Task statement
Return the lines that follow, exactly as they appear, from the first through the one containing "const zLevels = 20;"; no pictures are to be included.
— start of Dataset excerpt —
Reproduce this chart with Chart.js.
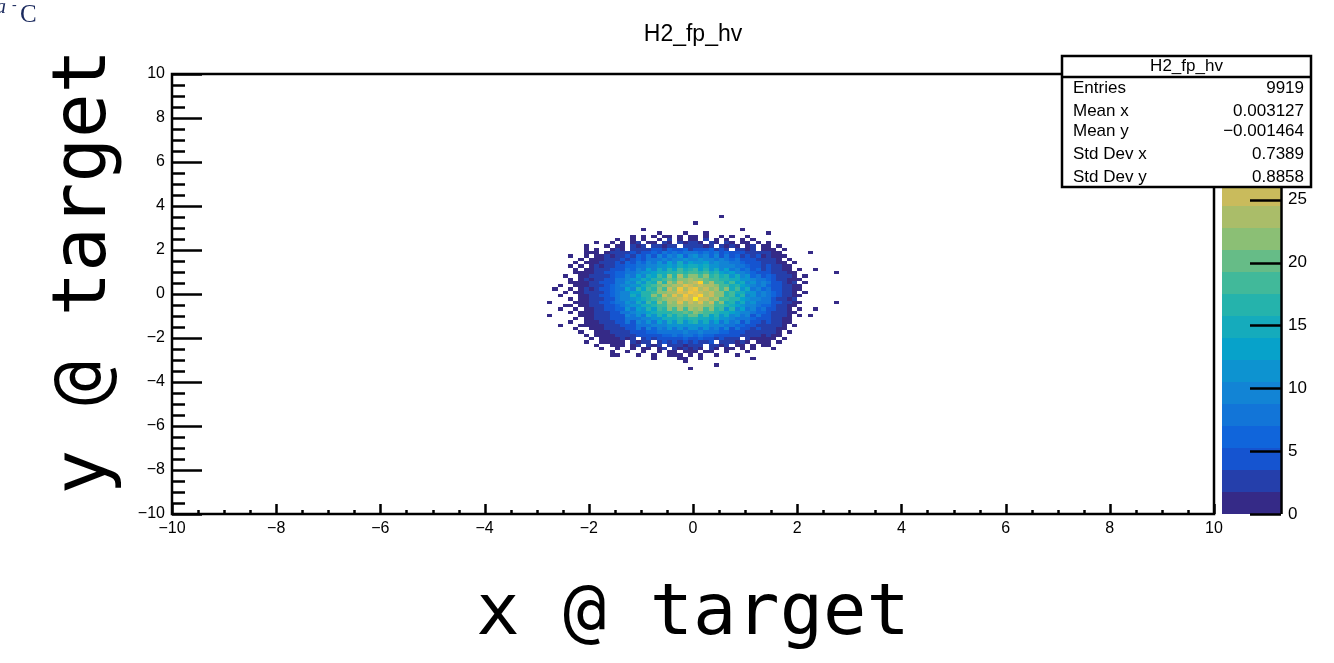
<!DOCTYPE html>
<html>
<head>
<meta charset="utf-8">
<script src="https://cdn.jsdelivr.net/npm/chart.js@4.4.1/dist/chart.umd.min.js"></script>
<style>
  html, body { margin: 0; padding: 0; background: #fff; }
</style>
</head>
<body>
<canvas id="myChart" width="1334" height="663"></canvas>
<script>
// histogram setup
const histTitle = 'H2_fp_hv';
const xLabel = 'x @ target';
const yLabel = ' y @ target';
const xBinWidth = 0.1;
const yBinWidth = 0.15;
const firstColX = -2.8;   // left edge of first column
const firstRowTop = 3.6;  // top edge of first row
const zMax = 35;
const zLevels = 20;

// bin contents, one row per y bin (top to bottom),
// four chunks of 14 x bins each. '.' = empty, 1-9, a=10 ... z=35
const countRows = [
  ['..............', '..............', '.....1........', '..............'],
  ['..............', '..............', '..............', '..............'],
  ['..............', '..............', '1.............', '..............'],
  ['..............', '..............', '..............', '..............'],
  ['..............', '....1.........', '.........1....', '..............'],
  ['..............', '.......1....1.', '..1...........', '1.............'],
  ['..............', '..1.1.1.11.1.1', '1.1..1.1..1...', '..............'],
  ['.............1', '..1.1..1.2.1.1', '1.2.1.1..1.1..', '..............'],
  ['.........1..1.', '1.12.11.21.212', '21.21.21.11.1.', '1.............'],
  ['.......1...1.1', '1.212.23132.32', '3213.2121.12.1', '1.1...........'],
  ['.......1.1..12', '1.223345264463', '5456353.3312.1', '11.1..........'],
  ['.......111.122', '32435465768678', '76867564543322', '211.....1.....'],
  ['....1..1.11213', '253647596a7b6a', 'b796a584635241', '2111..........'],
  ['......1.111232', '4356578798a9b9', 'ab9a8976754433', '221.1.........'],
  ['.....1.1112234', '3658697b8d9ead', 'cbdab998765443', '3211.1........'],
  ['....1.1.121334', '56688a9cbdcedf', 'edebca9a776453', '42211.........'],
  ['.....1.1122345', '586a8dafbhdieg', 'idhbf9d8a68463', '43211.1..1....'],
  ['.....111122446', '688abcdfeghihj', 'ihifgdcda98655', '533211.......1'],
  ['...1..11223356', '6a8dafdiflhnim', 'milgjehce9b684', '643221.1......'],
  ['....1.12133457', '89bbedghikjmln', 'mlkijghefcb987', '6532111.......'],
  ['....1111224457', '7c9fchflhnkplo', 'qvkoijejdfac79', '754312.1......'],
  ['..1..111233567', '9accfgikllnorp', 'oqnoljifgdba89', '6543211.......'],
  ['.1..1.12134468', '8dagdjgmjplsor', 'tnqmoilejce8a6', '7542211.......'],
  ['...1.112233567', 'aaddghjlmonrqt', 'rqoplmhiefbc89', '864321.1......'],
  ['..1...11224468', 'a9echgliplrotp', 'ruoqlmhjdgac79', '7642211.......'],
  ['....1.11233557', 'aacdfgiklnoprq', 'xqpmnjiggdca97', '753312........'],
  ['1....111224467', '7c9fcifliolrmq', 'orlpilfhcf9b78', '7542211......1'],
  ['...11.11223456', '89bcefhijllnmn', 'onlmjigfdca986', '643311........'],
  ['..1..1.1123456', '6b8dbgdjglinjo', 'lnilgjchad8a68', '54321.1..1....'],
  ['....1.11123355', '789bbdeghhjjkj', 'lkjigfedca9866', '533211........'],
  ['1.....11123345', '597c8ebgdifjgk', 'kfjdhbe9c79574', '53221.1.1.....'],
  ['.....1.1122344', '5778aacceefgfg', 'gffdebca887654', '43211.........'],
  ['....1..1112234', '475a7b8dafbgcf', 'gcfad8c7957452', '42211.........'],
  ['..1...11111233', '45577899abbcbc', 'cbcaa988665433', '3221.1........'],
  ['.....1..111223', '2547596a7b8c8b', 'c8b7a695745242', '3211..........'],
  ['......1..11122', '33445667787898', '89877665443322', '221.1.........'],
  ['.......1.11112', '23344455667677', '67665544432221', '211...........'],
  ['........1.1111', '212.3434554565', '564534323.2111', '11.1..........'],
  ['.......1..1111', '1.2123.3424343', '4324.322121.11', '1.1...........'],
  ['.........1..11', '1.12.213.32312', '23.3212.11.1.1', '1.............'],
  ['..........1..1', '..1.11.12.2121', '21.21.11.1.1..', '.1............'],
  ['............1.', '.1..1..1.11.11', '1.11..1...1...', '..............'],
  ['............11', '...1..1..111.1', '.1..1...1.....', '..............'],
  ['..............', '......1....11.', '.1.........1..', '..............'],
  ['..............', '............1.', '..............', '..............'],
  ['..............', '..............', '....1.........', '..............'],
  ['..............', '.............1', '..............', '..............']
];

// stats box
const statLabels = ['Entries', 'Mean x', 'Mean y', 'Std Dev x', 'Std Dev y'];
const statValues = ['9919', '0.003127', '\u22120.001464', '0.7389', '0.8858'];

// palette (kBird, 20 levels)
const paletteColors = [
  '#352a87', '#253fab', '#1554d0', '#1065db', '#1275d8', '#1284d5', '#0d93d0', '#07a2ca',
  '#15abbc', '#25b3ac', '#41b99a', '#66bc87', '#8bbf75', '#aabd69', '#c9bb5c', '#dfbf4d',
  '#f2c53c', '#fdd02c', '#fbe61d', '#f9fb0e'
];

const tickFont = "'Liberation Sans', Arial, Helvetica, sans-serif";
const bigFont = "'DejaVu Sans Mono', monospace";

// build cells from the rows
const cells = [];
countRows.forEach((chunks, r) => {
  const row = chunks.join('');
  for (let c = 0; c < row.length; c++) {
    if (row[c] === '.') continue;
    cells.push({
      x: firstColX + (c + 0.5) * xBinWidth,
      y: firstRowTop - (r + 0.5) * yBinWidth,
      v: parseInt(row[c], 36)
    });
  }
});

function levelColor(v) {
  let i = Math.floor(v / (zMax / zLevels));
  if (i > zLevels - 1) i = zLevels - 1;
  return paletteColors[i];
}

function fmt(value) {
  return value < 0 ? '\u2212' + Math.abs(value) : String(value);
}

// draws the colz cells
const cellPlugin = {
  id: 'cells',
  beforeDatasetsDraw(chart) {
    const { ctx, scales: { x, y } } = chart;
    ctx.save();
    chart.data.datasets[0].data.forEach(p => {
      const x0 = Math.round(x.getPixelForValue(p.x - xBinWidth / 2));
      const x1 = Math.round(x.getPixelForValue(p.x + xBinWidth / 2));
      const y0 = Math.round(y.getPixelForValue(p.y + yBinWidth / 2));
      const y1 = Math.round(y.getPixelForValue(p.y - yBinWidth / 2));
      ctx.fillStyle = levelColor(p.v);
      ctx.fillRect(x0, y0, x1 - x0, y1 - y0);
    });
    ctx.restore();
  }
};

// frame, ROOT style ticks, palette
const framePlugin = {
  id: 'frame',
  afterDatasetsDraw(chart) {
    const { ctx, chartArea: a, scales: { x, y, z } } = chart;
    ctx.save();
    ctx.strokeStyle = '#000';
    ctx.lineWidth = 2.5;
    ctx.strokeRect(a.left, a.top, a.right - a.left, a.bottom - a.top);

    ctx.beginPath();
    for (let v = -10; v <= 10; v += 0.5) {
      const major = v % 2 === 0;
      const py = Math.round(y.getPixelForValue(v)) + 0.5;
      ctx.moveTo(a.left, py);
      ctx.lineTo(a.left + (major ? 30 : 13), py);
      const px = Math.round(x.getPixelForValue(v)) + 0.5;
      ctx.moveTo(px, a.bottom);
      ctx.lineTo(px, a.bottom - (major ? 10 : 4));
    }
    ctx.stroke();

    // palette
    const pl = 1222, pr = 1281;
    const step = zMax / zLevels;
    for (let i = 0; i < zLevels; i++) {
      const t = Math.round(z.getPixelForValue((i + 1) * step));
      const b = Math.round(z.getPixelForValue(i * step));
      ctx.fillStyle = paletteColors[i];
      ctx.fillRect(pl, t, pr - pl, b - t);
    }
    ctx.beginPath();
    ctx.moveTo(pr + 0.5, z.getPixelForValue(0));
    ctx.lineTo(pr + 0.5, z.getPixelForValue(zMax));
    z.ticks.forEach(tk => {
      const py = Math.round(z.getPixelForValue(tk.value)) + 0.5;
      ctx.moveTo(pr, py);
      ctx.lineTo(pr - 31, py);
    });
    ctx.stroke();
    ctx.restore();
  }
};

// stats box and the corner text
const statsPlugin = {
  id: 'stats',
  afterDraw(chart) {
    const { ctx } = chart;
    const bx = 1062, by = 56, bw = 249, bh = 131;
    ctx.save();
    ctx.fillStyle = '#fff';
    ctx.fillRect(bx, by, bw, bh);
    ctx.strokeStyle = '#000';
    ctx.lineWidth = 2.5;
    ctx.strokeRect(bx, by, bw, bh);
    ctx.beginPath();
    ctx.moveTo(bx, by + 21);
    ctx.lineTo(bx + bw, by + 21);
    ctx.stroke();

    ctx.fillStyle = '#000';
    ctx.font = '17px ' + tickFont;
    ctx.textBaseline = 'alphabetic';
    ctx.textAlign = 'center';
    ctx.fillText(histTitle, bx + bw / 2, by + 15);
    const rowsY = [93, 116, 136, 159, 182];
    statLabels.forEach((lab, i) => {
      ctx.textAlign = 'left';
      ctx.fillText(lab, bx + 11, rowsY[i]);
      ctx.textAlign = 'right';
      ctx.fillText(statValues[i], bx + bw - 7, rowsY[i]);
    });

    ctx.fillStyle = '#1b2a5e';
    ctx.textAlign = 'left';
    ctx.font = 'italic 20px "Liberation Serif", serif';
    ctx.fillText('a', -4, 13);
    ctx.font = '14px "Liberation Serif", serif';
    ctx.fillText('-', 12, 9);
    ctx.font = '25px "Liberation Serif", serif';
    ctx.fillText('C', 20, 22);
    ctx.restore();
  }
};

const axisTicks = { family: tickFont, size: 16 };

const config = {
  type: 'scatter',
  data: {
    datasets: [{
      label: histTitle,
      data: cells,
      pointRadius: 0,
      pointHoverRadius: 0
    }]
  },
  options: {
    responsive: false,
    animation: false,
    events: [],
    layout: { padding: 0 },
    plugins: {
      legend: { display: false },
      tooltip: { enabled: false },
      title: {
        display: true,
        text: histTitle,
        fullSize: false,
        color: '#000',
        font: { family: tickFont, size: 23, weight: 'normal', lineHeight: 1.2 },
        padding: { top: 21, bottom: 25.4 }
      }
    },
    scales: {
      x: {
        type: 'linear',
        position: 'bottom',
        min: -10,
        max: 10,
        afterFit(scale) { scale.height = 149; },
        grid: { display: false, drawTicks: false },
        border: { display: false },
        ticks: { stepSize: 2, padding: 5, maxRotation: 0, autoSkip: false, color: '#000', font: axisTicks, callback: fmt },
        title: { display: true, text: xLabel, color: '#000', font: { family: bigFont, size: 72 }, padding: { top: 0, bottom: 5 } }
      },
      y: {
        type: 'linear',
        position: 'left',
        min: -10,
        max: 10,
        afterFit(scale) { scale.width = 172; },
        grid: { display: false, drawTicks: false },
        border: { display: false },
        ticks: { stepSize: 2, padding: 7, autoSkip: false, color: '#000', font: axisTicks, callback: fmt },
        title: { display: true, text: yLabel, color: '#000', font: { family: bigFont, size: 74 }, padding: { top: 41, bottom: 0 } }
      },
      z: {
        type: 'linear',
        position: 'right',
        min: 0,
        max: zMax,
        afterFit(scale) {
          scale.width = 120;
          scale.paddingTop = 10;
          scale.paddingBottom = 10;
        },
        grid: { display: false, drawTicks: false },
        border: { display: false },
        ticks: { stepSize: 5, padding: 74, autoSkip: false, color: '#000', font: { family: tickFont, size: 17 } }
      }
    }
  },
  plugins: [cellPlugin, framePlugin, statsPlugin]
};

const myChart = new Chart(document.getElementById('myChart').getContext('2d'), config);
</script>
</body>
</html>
— end of Dataset excerpt —
Solution for this exercise
Reproduce this chart with Chart.js.
<!DOCTYPE html>
<html>
<head>
<meta charset="utf-8">
<script src="https://cdn.jsdelivr.net/npm/chart.js@4.4.1/dist/chart.umd.min.js"></script>
<style>
  html, body { margin: 0; padding: 0; background: #fff; }
</style>
</head>
<body>
<canvas id="myChart" width="1334" height="663"></canvas>
<script>
// histogram setup
const histTitle = 'H2_fp_hv';
const xLabel = 'x @ target';
const yLabel = ' y @ target';
const xBinWidth = 0.1;
const yBinWidth = 0.15;
const firstColX = -2.8;   // left edge of first column
const firstRowTop = 3.6;  // top edge of first row
const zMax = 35;
const zLevels = 20;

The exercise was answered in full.